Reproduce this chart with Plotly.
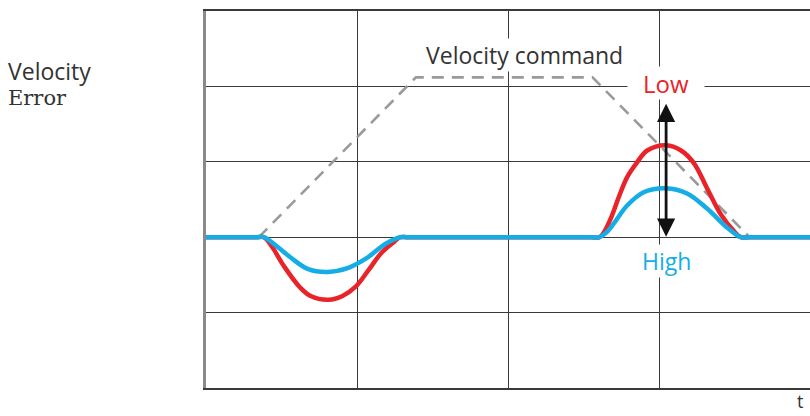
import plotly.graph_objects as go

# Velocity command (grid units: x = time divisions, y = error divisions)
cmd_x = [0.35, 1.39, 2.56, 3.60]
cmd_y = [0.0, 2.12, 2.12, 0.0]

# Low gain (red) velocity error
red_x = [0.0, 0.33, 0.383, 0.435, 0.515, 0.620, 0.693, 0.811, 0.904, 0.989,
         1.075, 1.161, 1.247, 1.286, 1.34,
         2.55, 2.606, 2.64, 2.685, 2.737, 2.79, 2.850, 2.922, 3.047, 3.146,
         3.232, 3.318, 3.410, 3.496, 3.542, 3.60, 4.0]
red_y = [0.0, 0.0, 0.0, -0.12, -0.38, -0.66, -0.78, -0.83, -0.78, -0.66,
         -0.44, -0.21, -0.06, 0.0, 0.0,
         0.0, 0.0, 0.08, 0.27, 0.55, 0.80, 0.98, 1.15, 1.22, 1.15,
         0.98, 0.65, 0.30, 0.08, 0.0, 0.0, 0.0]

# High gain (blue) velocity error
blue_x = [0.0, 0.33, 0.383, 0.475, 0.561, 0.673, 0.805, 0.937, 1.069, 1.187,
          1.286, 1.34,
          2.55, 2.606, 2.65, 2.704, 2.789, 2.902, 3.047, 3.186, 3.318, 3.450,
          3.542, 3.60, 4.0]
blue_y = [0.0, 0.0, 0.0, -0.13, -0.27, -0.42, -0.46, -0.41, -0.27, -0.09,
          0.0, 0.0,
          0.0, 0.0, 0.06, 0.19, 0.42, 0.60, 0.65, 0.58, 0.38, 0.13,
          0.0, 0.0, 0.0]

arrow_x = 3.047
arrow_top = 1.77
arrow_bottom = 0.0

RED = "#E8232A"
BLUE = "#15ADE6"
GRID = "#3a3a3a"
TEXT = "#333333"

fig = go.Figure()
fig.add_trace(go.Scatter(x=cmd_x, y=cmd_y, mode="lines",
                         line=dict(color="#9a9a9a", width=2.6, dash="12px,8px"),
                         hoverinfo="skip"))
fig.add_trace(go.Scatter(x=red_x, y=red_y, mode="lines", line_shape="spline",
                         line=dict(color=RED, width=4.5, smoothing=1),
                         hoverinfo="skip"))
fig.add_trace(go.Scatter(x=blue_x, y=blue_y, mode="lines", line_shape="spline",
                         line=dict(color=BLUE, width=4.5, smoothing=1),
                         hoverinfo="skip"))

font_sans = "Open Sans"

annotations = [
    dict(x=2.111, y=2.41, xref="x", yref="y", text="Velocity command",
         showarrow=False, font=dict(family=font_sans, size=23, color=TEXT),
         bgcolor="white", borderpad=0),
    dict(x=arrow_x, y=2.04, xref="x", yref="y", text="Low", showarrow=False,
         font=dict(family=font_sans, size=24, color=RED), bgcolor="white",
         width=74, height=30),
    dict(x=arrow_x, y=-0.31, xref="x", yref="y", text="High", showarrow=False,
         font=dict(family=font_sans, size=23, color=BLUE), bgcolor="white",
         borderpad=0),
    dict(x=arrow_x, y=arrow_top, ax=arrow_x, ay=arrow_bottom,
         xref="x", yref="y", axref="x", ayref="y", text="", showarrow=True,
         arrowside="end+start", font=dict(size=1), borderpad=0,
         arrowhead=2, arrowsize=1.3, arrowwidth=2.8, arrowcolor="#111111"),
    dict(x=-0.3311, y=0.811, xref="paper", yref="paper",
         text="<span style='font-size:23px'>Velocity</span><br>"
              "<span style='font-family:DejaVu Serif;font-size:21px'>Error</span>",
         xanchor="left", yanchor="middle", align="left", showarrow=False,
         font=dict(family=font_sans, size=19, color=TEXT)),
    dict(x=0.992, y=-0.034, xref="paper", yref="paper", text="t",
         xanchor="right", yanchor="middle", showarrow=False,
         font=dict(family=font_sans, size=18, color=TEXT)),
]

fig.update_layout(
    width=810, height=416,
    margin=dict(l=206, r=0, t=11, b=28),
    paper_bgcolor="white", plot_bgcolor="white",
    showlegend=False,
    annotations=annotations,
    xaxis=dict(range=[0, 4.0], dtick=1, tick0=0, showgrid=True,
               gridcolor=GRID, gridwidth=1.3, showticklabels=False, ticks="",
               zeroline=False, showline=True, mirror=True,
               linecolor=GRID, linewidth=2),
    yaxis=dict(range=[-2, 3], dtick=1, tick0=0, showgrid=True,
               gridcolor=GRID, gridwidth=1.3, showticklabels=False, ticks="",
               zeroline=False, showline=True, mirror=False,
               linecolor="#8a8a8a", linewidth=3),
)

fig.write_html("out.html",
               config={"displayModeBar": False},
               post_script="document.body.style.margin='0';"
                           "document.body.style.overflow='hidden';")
━━━━
Directions: Restate exactly, please, only the lines between the start of the data and the line containing "0.98, 0.65, 0.30, 0.08, 0.0, 0.0, 0.0]", both ends included, skipping the pictures.

Answer for this exercise:
Reproduce this chart with Plotly.
import plotly.graph_objects as go

# Velocity command (grid units: x = time divisions, y = error divisions)
cmd_x = [0.35, 1.39, 2.56, 3.60]
cmd_y = [0.0, 2.12, 2.12, 0.0]

# Low gain (red) velocity error
red_x = [0.0, 0.33, 0.383, 0.435, 0.515, 0.620, 0.693, 0.811, 0.904, 0.989,
         1.075, 1.161, 1.247, 1.286, 1.34,
         2.55, 2.606, 2.64, 2.685, 2.737, 2.79, 2.850, 2.922, 3.047, 3.146,
         3.232, 3.318, 3.410, 3.496, 3.542, 3.60, 4.0]
red_y = [0.0, 0.0, 0.0, -0.12, -0.38, -0.66, -0.78, -0.83, -0.78, -0.66,
         -0.44, -0.21, -0.06, 0.0, 0.0,
         0.0, 0.0, 0.08, 0.27, 0.55, 0.80, 0.98, 1.15, 1.22, 1.15,
         0.98, 0.65, 0.30, 0.08, 0.0, 0.0, 0.0]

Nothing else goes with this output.